Diciamo che c’era l’esigenza che io non scrivessi il terzo disco in rima baciata e lui mi ha insegnato come si fa, il suo intervento è stato delicato, non è stato invadente, non aveva l’obiettivo di scrivere lui le cose ma di fare arrivare me alla formulazione giusta del concetto ricorrendo a tecniche di “assonanza” più moderne. Quindi sì, c’è un lavoro certosino dietro ma anche un “know how” di questa persona a cui ho fatto ricorso in molte canzoni, che ha fatto si che ogni parola fosse al posto giusto e con la giusta intonazione.

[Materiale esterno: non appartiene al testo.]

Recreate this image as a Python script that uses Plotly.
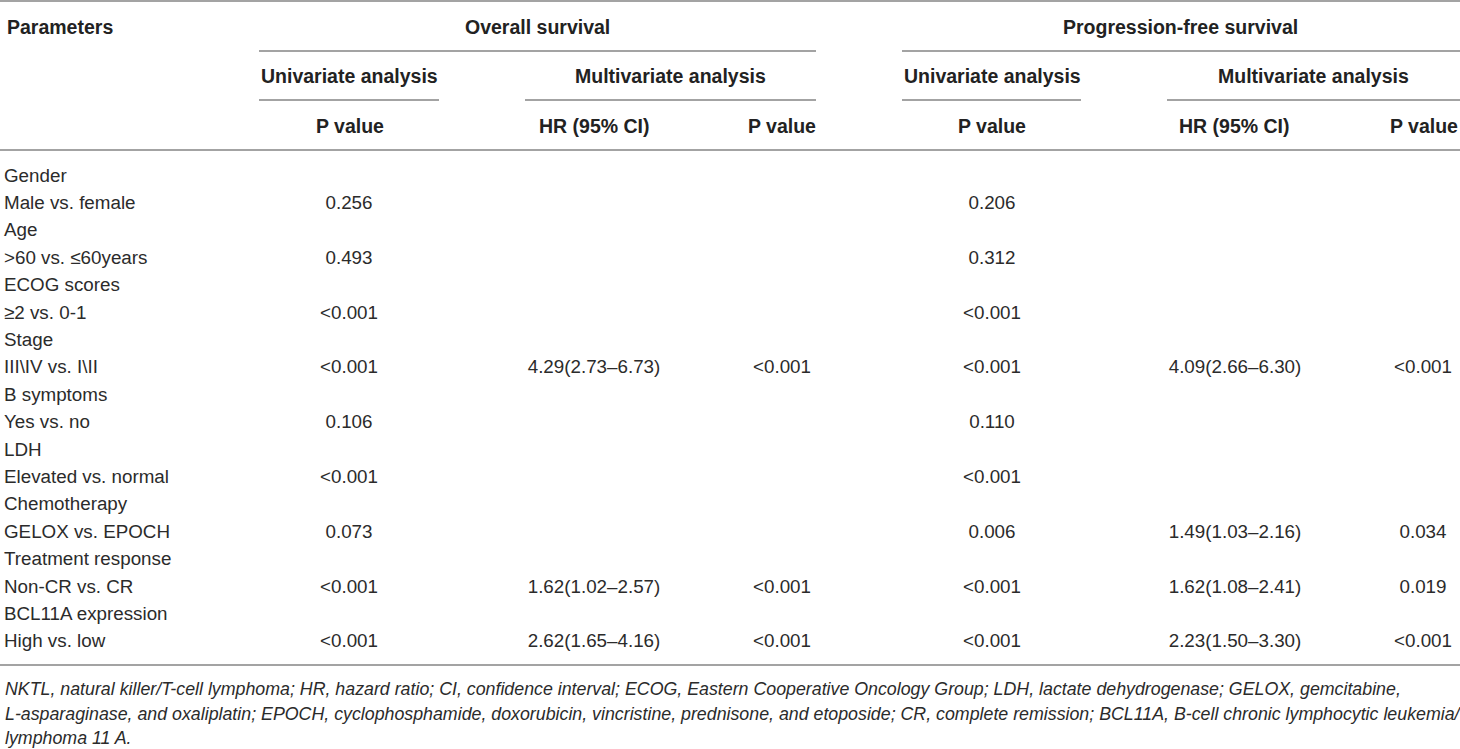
import plotly.graph_objects as go

# table body, one entry per row
row_labels = [
    "Gender", "Male vs. female", "Age", ">60 vs. ≤60years", "ECOG scores",
    "≥2 vs. 0-1", "Stage", "III\\IV vs. I\\II", "B symptoms", "Yes vs. no",
    "LDH", "Elevated vs. normal", "Chemotherapy", "GELOX vs. EPOCH",
    "Treatment response", "Non-CR vs. CR", "BCL11A expression", "High vs. low",
]
os_uni_p = ["", "0.256", "", "0.493", "", "<0.001", "", "<0.001", "", "0.106",
            "", "<0.001", "", "0.073", "", "<0.001", "", "<0.001"]
os_multi_hr = ["", "", "", "", "", "", "", "4.29(2.73–6.73)", "", "",
               "", "", "", "", "", "1.62(1.02–2.57)", "", "2.62(1.65–4.16)"]
os_multi_p = ["", "", "", "", "", "", "", "<0.001", "", "",
              "", "", "", "", "", "<0.001", "", "<0.001"]
pfs_uni_p = ["", "0.206", "", "0.312", "", "<0.001", "", "<0.001", "", "0.110",
             "", "<0.001", "", "0.006", "", "<0.001", "", "<0.001"]
pfs_multi_hr = ["", "", "", "", "", "", "", "4.09(2.66–6.30)", "", "",
                "", "", "", "1.49(1.03–2.16)", "", "1.62(1.08–2.41)", "", "2.23(1.50–3.30)"]
pfs_multi_p = ["", "", "", "", "", "", "", "<0.001", "", "",
               "", "", "", "0.034", "", "0.019", "", "<0.001"]

footnote_lines = [
    "NKTL, natural killer/T-cell lymphoma; HR, hazard ratio; CI, confidence interval; ECOG, Eastern Cooperative Oncology Group; LDH, lactate dehydrogenase; GELOX, gemcitabine,",
    "L-asparaginase, and oxaliplatin; EPOCH, cyclophosphamide, doxorubicin, vincristine, prednisone, and etoposide; CR, complete remission; BCL11A, B-cell chronic lymphocytic leukemia/",
    "lymphoma 11 A.",
]

W, H = 1460, 749
FONT = "Liberation Sans, Arial, Helvetica, sans-serif"
TXT = "#2b2b2b"
RULE = "#a3a3a3"
FS = 18.8
HFS = 19.5

ROW_TOP, ROW_STEP = 177, 27.4
row_y = [ROW_TOP + i * ROW_STEP for i in range(len(row_labels))]

# column centres (pixel space)
col_x = {"os_uni": 349, "os_hr": 594, "os_p": 782, "pfs_uni": 992, "pfs_hr": 1235, "pfs_p": 1423}


def esc(s):
    return s.replace("<", "&lt;").replace(">", "&gt;")


fig = go.Figure()

fig.add_trace(go.Scatter(
    x=[4] * len(row_labels), y=row_y, mode="text", cliponaxis=False,
    text=[esc(t) for t in row_labels], textposition="middle right",
    textfont=dict(family=FONT, size=FS, color=TXT), hoverinfo="skip",
))

for key, col in [("os_uni", os_uni_p), ("os_hr", os_multi_hr), ("os_p", os_multi_p),
                 ("pfs_uni", pfs_uni_p), ("pfs_hr", pfs_multi_hr), ("pfs_p", pfs_multi_p)]:
    fig.add_trace(go.Scatter(
        x=[col_x[key]] * len(col), y=row_y, mode="text", cliponaxis=False,
        text=[esc(t) for t in col], textposition="middle center",
        textfont=dict(family=FONT, size=FS, color=TXT), hoverinfo="skip",
    ))

# header texts
hdr = [
    ("Parameters", 5, 27, "left"),
    ("Overall survival", 537, 27, "center"),
    ("Progression-free survival", 1180, 27, "center"),
    ("Univariate analysis", 349, 76, "center"),
    ("Multivariate analysis", 670, 76, "center"),
    ("Univariate analysis", 992, 76, "center"),
    ("Multivariate analysis", 1313, 76, "center"),
    ("P value", 350, 126, "center"),
    ("HR (95% CI)", 594, 126, "center"),
    ("P value", 782, 126, "center"),
    ("P value", 992, 126, "center"),
    ("HR (95% CI)", 1234, 126, "center"),
    ("P value", 1424, 126, "center"),
]
for text, x, y, anchor in hdr:
    fig.add_annotation(x=x, y=y, xref="x", yref="y", text="<b>%s</b>" % text,
                       showarrow=False, xanchor=anchor, yanchor="middle",
                       font=dict(family=FONT, size=HFS, color="#222222"))

for i, line in enumerate(footnote_lines):
    fig.add_annotation(x=3, y=689 + i * 24.5, xref="x", yref="y", text="<i>%s</i>" % line,
                       showarrow=False, xanchor="left", yanchor="middle",
                       font=dict(family=FONT, size=17.8, color=TXT))

# rules
rules = [
    (0, W, 1), (259, 816, 51), (902, W, 51),
    (259, 439, 100), (525, 816, 100), (902, 1081, 100), (1167, W, 100),
    (0, W, 150), (0, W, 665),
]
for x0, x1, y in rules:
    fig.add_shape(type="line", xref="x", yref="y", x0=x0, x1=x1, y0=y, y1=y,
                  line=dict(color=RULE, width=2))

fig.update_layout(
    width=W, height=H, margin=dict(l=0, r=0, t=0, b=0),
    paper_bgcolor="white", plot_bgcolor="white", showlegend=False,
    xaxis=dict(range=[0, W], visible=False, fixedrange=True),
    yaxis=dict(range=[H, 0], visible=False, fixedrange=True),
)

fig.write_html("out.html", config={"displayModeBar": False},
               post_script="document.body.style.margin='0';document.body.style.overflow='hidden';")
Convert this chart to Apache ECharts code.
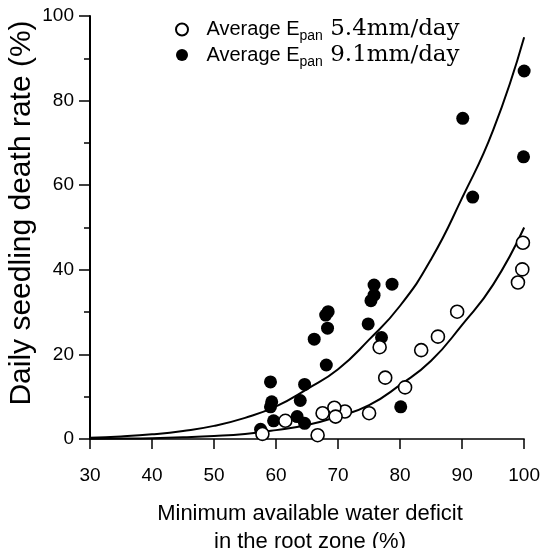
<!DOCTYPE html>
<html>
<head>
<meta charset="utf-8">
<script src="https://cdn.jsdelivr.net/npm/echarts@6/dist/echarts.min.js"></script>
<style>
html,body{margin:0;padding:0;background:#fff;}
#chart{width:543px;height:548px;}
</style>
</head>
<body>
<div id="chart"></div>
<script>
// Open circles: Average Epan 5.4 mm/day
var openX = [99.8, 99.7, 99.0, 89.2, 86.1, 83.4, 76.7, 77.6, 80.8, 75.0, 71.1, 69.4, 69.6, 67.5, 61.5, 66.7, 57.8];
var openY = [46.4, 40.1, 37.0, 30.1, 24.2, 21.0, 21.7, 14.5, 12.2, 6.1, 6.5, 7.4, 5.3, 6.1, 4.3, 0.9, 1.2];
// Filled circles: Average Epan 9.1 mm/day
var filledX = [100, 90.1, 99.9, 91.7, 78.7, 75.8, 75.8, 75.3, 68.4, 68.0, 68.3, 74.85, 66.15, 77.0, 68.1, 59.1, 64.6, 59.3, 59.1, 63.9, 59.6, 63.4, 64.6, 57.5, 80.1];
var filledY = [87.0, 75.8, 66.7, 57.2, 36.6, 36.4, 34.0, 32.7, 30.1, 29.3, 26.2, 27.2, 23.6, 24.0, 17.5, 13.5, 12.9, 8.8, 7.6, 9.1, 4.3, 5.3, 3.7, 2.3, 7.6];
// Fitted curves
var curveX = [30, 35, 40, 45, 50, 55, 60, 65, 70, 75, 80, 85, 90, 95, 100];
var curveFilledY = [0.3, 0.6, 1.1, 1.9, 3.1, 5.0, 7.7, 11.8, 16.5, 23.5, 31.5, 42.5, 57, 73, 95];
var curveOpenY = [0.05, 0.1, 0.2, 0.4, 0.7, 1.2, 2.1, 3.3, 5.3, 8.0, 12.8, 18.5, 27, 36.5, 50];
// Axes
var xTicks = {min: 30, max: 100, interval: 10};
var yTicks = {min: 0, max: 100, interval: 20};
var xTitle = ['Minimum available water deficit', 'in the root zone (%)'];
var yTitle = 'Daily seedling death rate (%)';
var seriesNames = ['open', 'filled'];
var rates = ['5.4mm/day', '9.1mm/day'];

function zip(a, b) { return a.map(function (v, i) { return [v, b[i]]; }); }

var sans = 'Liberation Sans, Arial, Helvetica, sans-serif';
var serif = 'DejaVu Serif, Liberation Serif, serif';

var chart = echarts.init(document.getElementById('chart'), null, {renderer: 'canvas'});
chart.setOption({
  backgroundColor: '#fff',
  animation: false,
  grid: {left: 90, right: 16, top: 16, bottom: 109},
  legend: {
    data: seriesNames,
    orient: 'vertical',
    left: 175,
    top: 18,
    padding: 0,
    itemWidth: 13,
    itemHeight: 12,
    itemGap: 0,
    formatter: function (name) {
      var r = name === 'open' ? rates[0] : rates[1];
      return '{a|Average E}{s|pan}{b| ' + r + '}';
    },
    textStyle: {
      rich: {
        a: {fontFamily: sans, fontSize: 20, color: '#000', lineHeight: 28, padding: [0, 0, 0, 13]},
        s: {fontFamily: sans, fontSize: 14, color: '#000', lineHeight: 14, verticalAlign: 'bottom'},
        b: {fontFamily: serif, fontSize: 23, color: '#000', lineHeight: 28}
      }
    }
  },
  xAxis: {
    type: 'value',
    min: xTicks.min, max: xTicks.max, interval: xTicks.interval,
    axisLine: {show: true, onZero: false, lineStyle: {color: '#000', width: 1.5}},
    axisTick: {show: true, inside: false, length: 10, lineStyle: {color: '#000', width: 1.5}},
    axisLabel: {color: '#000', fontFamily: sans, fontSize: 19, margin: 27},
    splitLine: {show: false}
  },
  yAxis: {
    type: 'value',
    min: yTicks.min, max: yTicks.max, interval: yTicks.interval,
    axisLine: {show: true, lineStyle: {color: '#000', width: 2}},
    axisTick: {show: true, inside: false, length: 11, lineStyle: {color: '#000', width: 1.5}},
    minorTick: {show: true, splitNumber: 2, length: 6, lineStyle: {color: '#000', width: 1.5}},
    axisLabel: {color: '#000', fontFamily: sans, fontSize: 19, margin: 16},
    splitLine: {show: false}
  },
  graphic: [
    {type: 'text', style: {text: xTitle[0], x: 310, y: 514, align: 'center', verticalAlign: 'middle', font: '22px ' + sans, fill: '#000'}},
    {type: 'text', style: {text: xTitle[1], x: 310, y: 542, align: 'center', verticalAlign: 'middle', font: '22px ' + sans, fill: '#000'}},
    {type: 'text', x: 22, y: 213, rotation: Math.PI / 2, style: {text: yTitle, x: 0, y: 0, align: 'center', verticalAlign: 'middle', font: '30px ' + sans, fill: '#000'}}
  ],
  series: [
    {
      name: 'filled-curve', type: 'line', data: zip(curveX, curveFilledY), smooth: true,
      symbol: 'none', lineStyle: {color: '#000', width: 2}, z: 2
    },
    {
      name: 'open-curve', type: 'line', data: zip(curveX, curveOpenY), smooth: true,
      symbol: 'none', lineStyle: {color: '#000', width: 2}, z: 2
    },
    {
      name: 'filled', type: 'scatter', data: zip(filledX, filledY), symbol: 'circle', symbolSize: 13,
      itemStyle: {color: '#000', borderColor: '#000', borderWidth: 0, opacity: 1}, z: 3
    },
    {
      name: 'open', type: 'scatter', data: zip(openX, openY), symbol: 'circle', symbolSize: 13,
      itemStyle: {color: '#fff', borderColor: '#000', borderWidth: 1.6, opacity: 1}, z: 4
    }
  ]
});
</script>
</body>
</html>
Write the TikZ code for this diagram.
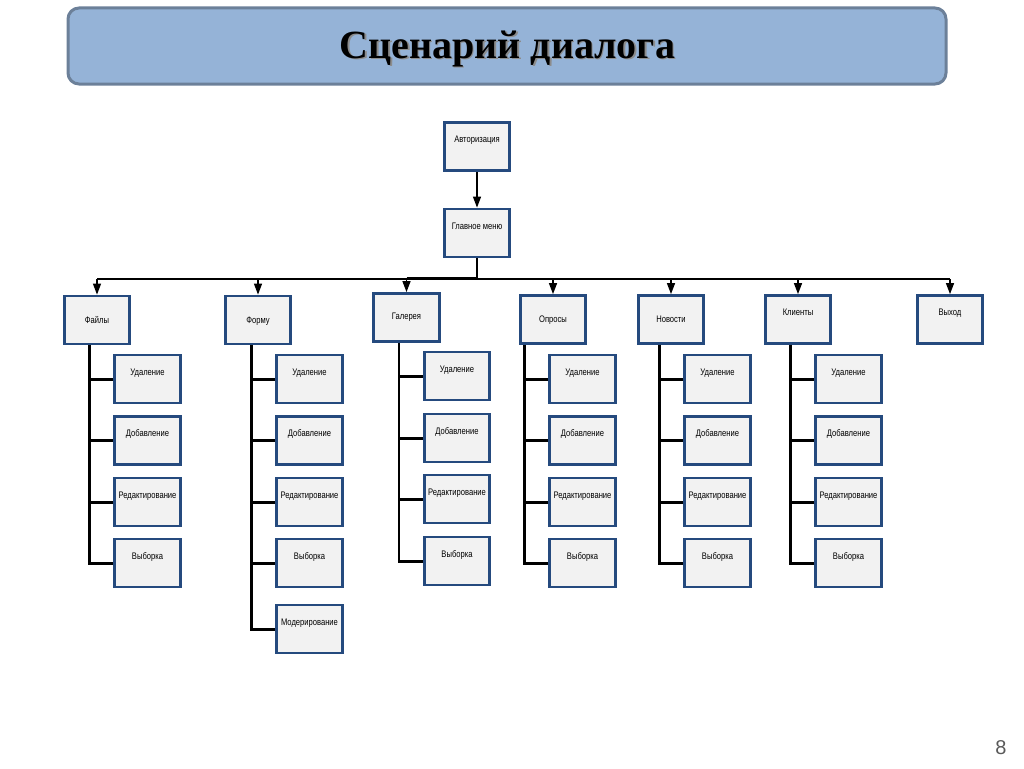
\documentclass[tikz,border=0pt]{standalone}
\usepackage{fontspec}
\setmainfont{Liberation Serif}
\newfontfamily\narrow[FakeStretch=0.8]{Liberation Sans}
\newfontfamily\pgfont{Liberation Sans}
\usetikzlibrary{arrows.meta}
\definecolor{boxblue}{HTML}{254A7E}
\definecolor{boxfill}{HTML}{F2F2F2}
\definecolor{titlefill}{HTML}{95B3D7}
\definecolor{titleborder}{HTML}{6C8099}
\definecolor{pggray}{HTML}{595959}
\tikzset{
  box/.style={draw=boxblue, line width=2.8pt, fill=boxfill, minimum width=65.5pt,
    minimum height=48pt, inner sep=0pt, text height=7pt,
    font=\narrow\fontsize{9.5}{10}\selectfont},
  up/.style={text depth=15pt},
  mid/.style={text depth=1pt},
  lift/.style={text depth=4pt},
  arr/.style={line width=1.3pt, -{Triangle[length=11pt,width=8pt]}},
  bus/.style={line width=1.5pt},
  tree/.style={line width=2.6pt},
  twig/.style={line width=3pt},
}
\begin{document}
\begin{tikzpicture}[x=1pt,y=-1pt]
\useasboundingbox (0,0) rectangle (1024,768);
% title
\node[draw=titleborder, line width=3pt, fill=titlefill, rounded corners=11pt,
  minimum width=878pt, minimum height=76pt, inner sep=0pt] (title) at (507,46) {};
\node[text=black!45] at (508.8,50) {\fontsize{40}{44}\selectfont\bfseries Сценарий диалога};
\node (tt) at (507.5,48.5) {\fontsize{40}{44}\selectfont\bfseries Сценарий диалога};
% page number
\node[text=pggray, font=\pgfont\fontsize{20}{22}\selectfont] (pg) at (1001,748) {8};

% top nodes
\node[box, up] (au) at (477,146.5) {Авторизация};
\node[box, up] (gm) at (477,233) {Главное меню};
\coordinate (bs) at (477,279);

\node[box, mid] (fa) at (97,320) {Файлы};
\node[box, mid] (fo) at (258,320) {Форму};
\node[box, lift] (ga) at (406.5,317.5) {Галерея};
\node[box, mid] (op) at (553,319.5) {Опросы};
\node[box, mid] (no) at (671,319.5) {Новости};
\node[box, up] (kl) at (798,319.5) {Клиенты};
\node[box, up] (vy) at (950,319.5) {Выход};

% children
\foreach \p/\x in {fa/147.5, fo/309.5, op/582.5, no/717.5, kl/848.5}{
  \node[box, up] (\p1) at (\x,379) {Удаление};
  \node[box, up] (\p2) at (\x,440.5) {Добавление};
  \node[box, up] (\p3) at (\x,502) {Редактирование};
  \node[box, up] (\p4) at (\x,563) {Выборка};
}
\node[box, up] (ga1) at (457,376) {Удаление};
\node[box, up] (ga2) at (457,438) {Добавление};
\node[box, up] (ga3) at (457,499) {Редактирование};
\node[box, up] (ga4) at (457,561) {Выборка};
\node[box, up] (fo5) at (309.5,629) {Модерирование};

% connectors
\draw[arr] (au) -- (gm);
\draw[bus] (gm.south) -- (bs);
\draw[bus] (bs -| fa.north) -- (bs -| vy.north);
\draw[line width=3pt] ([yshift=1pt]bs -| ga.north) -- ([yshift=1pt]bs);
\foreach \p in {fa,fo,ga,op,no,kl,vy}{
  \draw[arr] (bs -| \p.north) -- (\p.north);
}
\foreach \p/\last in {fa/4, fo/5, ga/4, op/4, no/4, kl/4}{
  \draw[tree] ([xshift=-24pt]\p.south -| \p1.west) |- (\p\last.west);
  \foreach \i in {1,...,\last}{
    \draw[twig] (\p\i.west) -- ++(-25pt,0);
  }
}
\end{tikzpicture}
\end{document}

Quali letture potrebbero accompagnare l’ascolto delle canzoni di Scarda? Hai qualche suggerimento per capire da dove arrivano alcune delle emozioni che hai messo in musica?
Pedro Salinas – La voce a te dovuta, Henri- Pierre Rochè – Jules e Jim, Franco Arminio – L’infinito senza farci caso, Chicca Gagliardo – Il poeta dell’aria, Alda Merini – Folle, folle, folle di amore per te, Paolo Cognetti – Sofia veste sempre di nero.
Dopo mesi lunghissimi ricomincia l’estate, ricominciano i live. Quanta voglia hai di tornare sul palco?
Tantissima, spero davvero che pian piano le restrizioni allentino e che i concerti tornino ad essere delle feste come erano prima. Io credo che ormai non siamo lontani.